Lalu pesan moral bahkan politik akan kita temukan misalnya pada dua cerita: Si Burung Bulbul, dan Pakaian Baru sang Kaisar. Pada kisah pertama—si Burung Bulbul—kita akan dibawa masuk pada nilai kesetiaan dan pentingnya bagi penguasa untuk mendengar bukan hanya berita bahagia dari luar istana, namun perlu juga meresapi kisah sedih orang-orang di luar pagar istananya.
Kisah Si Burung Bulbul ini sederhana belaka: seorang raja yang merasa terhibur setiap kali si burung bulbul bernyanyi di sisi ranjanganya. Namun kemudian dibuatlah burung bulbul tiruan yang bisa bernyanyi namun ternyata suara itu berasal dari mesin pemutar musik. Masalah mulai muncul kotak musik itu mulai aus dan suaranya tidak merdu lagi. Di situlah si burung bulbul asli datang dan menghibur sekaligus menghindari si raja dari kematiannya.

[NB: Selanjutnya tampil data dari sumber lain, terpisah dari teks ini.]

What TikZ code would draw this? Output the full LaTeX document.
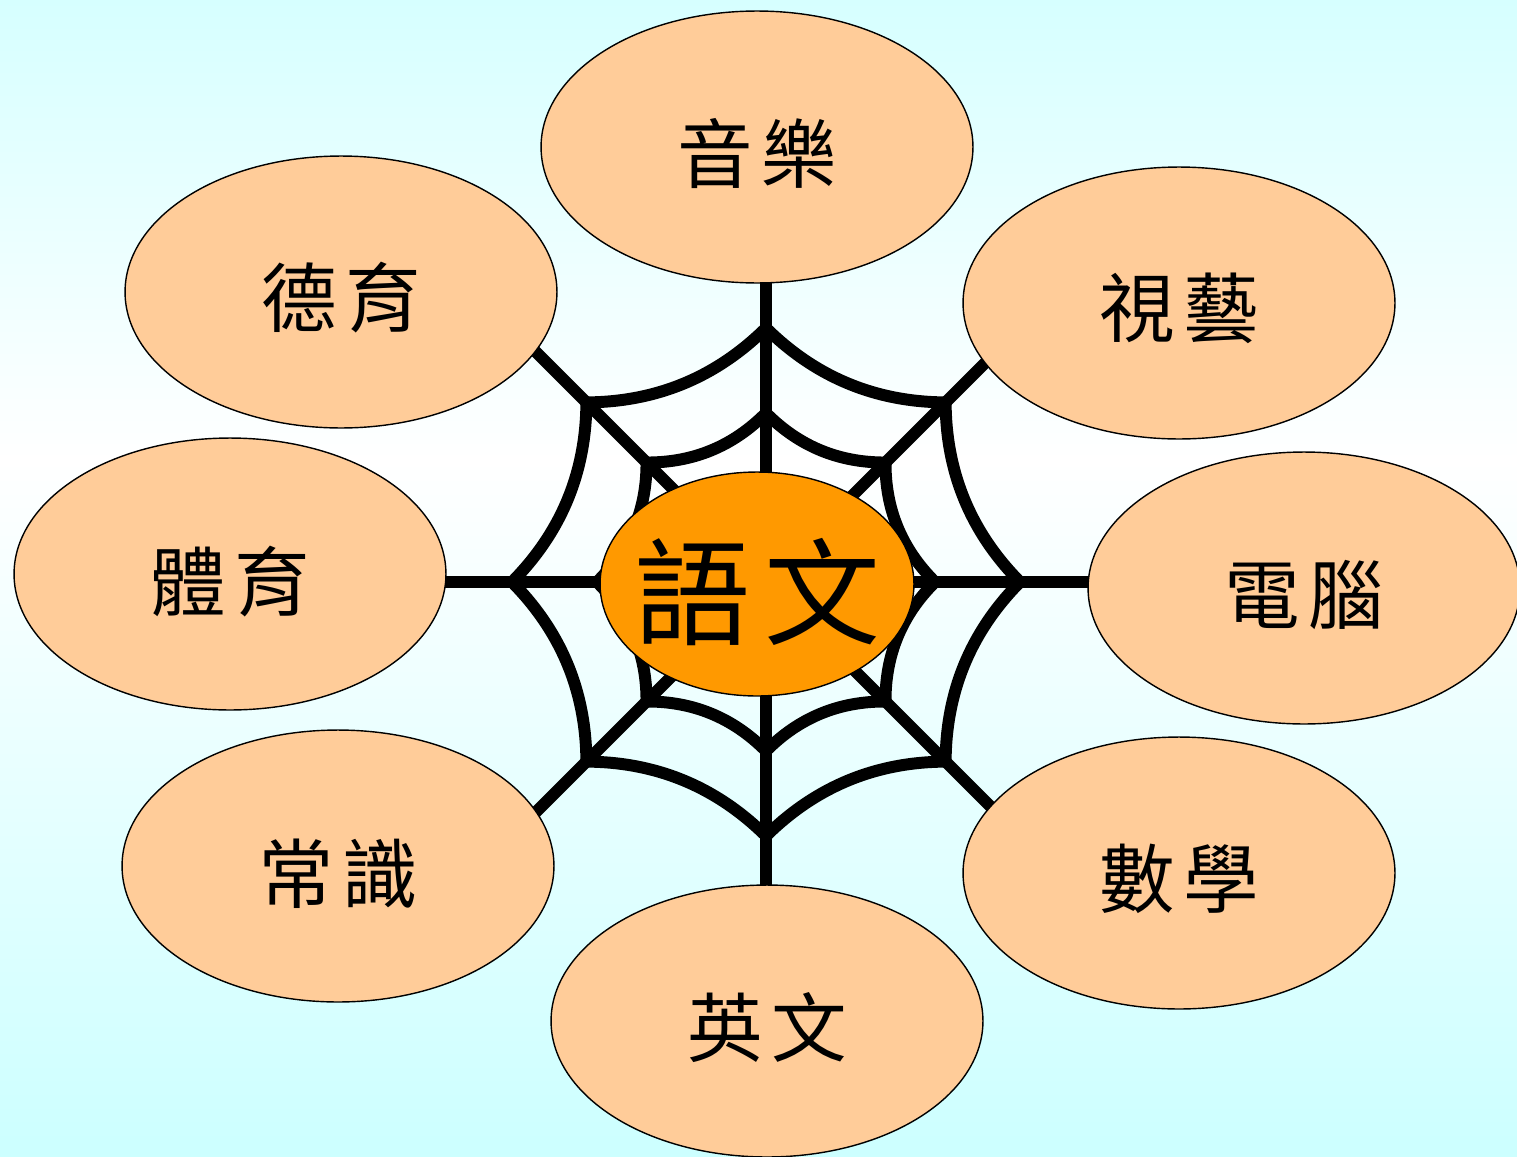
\documentclass[tikz,border=0pt]{standalone}
\usepackage{fontspec}
\usepackage{tikz}
\usetikzlibrary{calc}
\usetikzlibrary{shapes.geometric}
\newfontfamily\cjk{Noto Sans CJK TC}

\definecolor{peach}{HTML}{FFCC99}
\definecolor{amber}{HTML}{FF9900}
\definecolor{skytop}{HTML}{D6FFFF}
\definecolor{skybot}{HTML}{CCFFFF}

\newcommand\subj[3]{\makebox[0pt]{\raisebox{#3}[\height][\depth]{#1\hspace{5pt}#2}}}

\tikzset{
  web/.style={line width=6.8pt, line cap=round, black},
  topic/.style={ellipse, draw, line width=0.8pt, fill=peach, inner sep=0pt,
    minimum width=8.64cm, minimum height=5.44cm, font=\cjk\fontsize{43}{48}\selectfont},
  core/.style={ellipse, draw, line width=0.8pt, fill=amber, inner sep=0pt,
    minimum width=6.28cm, minimum height=4.48cm, font=\cjk\fontsize{66}{70}\selectfont}
}

\begin{document}
\begin{tikzpicture} [x=0.02cm, y=-0.02cm]
\useasboundingbox (0,0) rectangle (1517,1156);
\clip (0,0) rectangle (1517,1156);

% background
\shade[top color=skytop, bottom color=white] (0,0) rectangle (1517,460);
\shade[top color=white, bottom color=skybot] (0,460) rectangle (1517,1156);

% the web
\coordinate (web) at (766,582);
\foreach \a [evaluate=\a as \m using \a+22.5, evaluate=\a as \b using \a+45] in {0,45,...,315} {
  \draw[web] (web) -- ++(\a:420);
  \draw[web] ($(web)+(\a:254)$) .. controls ($(web)+(\a:254)!.667!(\m:195)$) and ($(web)+(\b:254)!.667!(\m:195)$) .. ($(web)+(\b:254)$);
  \draw[web] ($(web)+(\a:169)$) .. controls ($(web)+(\a:169)!.667!(\m:129)$) and ($(web)+(\b:169)!.667!(\m:129)$) .. ($(web)+(\b:169)$);
}

% subjects
\node[topic] (music)    at (757,147)  {\subj{音}{樂}{-0.14cm}};
\node[topic] (moral)    at (341,292)  {\subj{德}{育}{-0.12cm}};
\node[topic] (arts)     at (1179,303) {\subj{視}{藝}{-0.1cm}};
\node[topic] (pe)       at (230,574)  {\subj{體}{育}{-0.16cm}};
\node[topic] (computer) at (1304,588) {\subj{電}{腦}{-0.14cm}};
\node[topic] (general)  at (338,866)  {\subj{常}{識}{-0.16cm}};
\node[topic] (maths)    at (1179,873) {\subj{數}{學}{-0.12cm}};
\node[topic] (english)  at (767,1021) {\subj{英}{文}{-0.14cm}};

\node[core] (chinese) at (757,584) {\makebox[0pt]{\raisebox{-0.16cm}[\height][\depth]{語\hspace{8pt}文}}};
\end{tikzpicture}
\end{document}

“Aku akan bernyanyi tentang mereka yang bahagia dan tentang mereka yang menderita. Akan akan bernyanyi tentang kebaikan dan kejahatan yang tersebumbunyi dari pengetahuan paduka! Aku akan terbang jauh ke rumah para nelayan, ke atap rumah orang miskin, ke mana pun yang jauh dari paduka dan istana ini.” Kata si burung bulbul kepada raja.
Kisah Pakaian Baru Kaisar menggambarkan satu humor gelap yang satir. Betapa kekuasaan dapat mengaburkan kebenaran dan menghilangkan akal sehat pejabat. Dikisahkan seorang raja yang didatangi oleh dua penipu yang mengaku dapat menenun pakaian paling indah untuk raja. Konon, pakaian indah itu tak bisa terlihat oleh orang yang tidak layak menduduki sebuah jabatan atau orang-orang bodoh (hlm 82).
Karena gengsi dan tak ingin disebut bodoh dan tak menduduki sebuah jabatan, satu lingkungan pejabat ramai-ramai mengakui bahwa raja telah mengenakan pakaian paling indah saat kirab dilangsungkan. Hanya seorang anak kecil yang berani dan lugu mengatakan, “Tapi sang kaisar tak mengenakan apapun.” (hlm 90).
Sayangnya secara keseluruhan kumpulan dongeng ini mempunyai sususan cerita yang kurang mengenakkan, di antara dongeng-dongeng sedih ada yang bahagia, begitu juga sebaliknya. Susunan menjadi terasa mengganjal seperti kerikil tajam yang terinjak di jalanan.
Dongeng-dongeng ini dibuat Hans Cristian Andersen bertahun-tahun yang lalu, masih sangat bisa dinikmati dan relate dengan kehidupan masa kini. Manusia dengan segala keinginan, impian dan masalah tak ada habis-habisnya, membuat dongeng-dongengnya bisa dibaca semua usia pada semua zaman.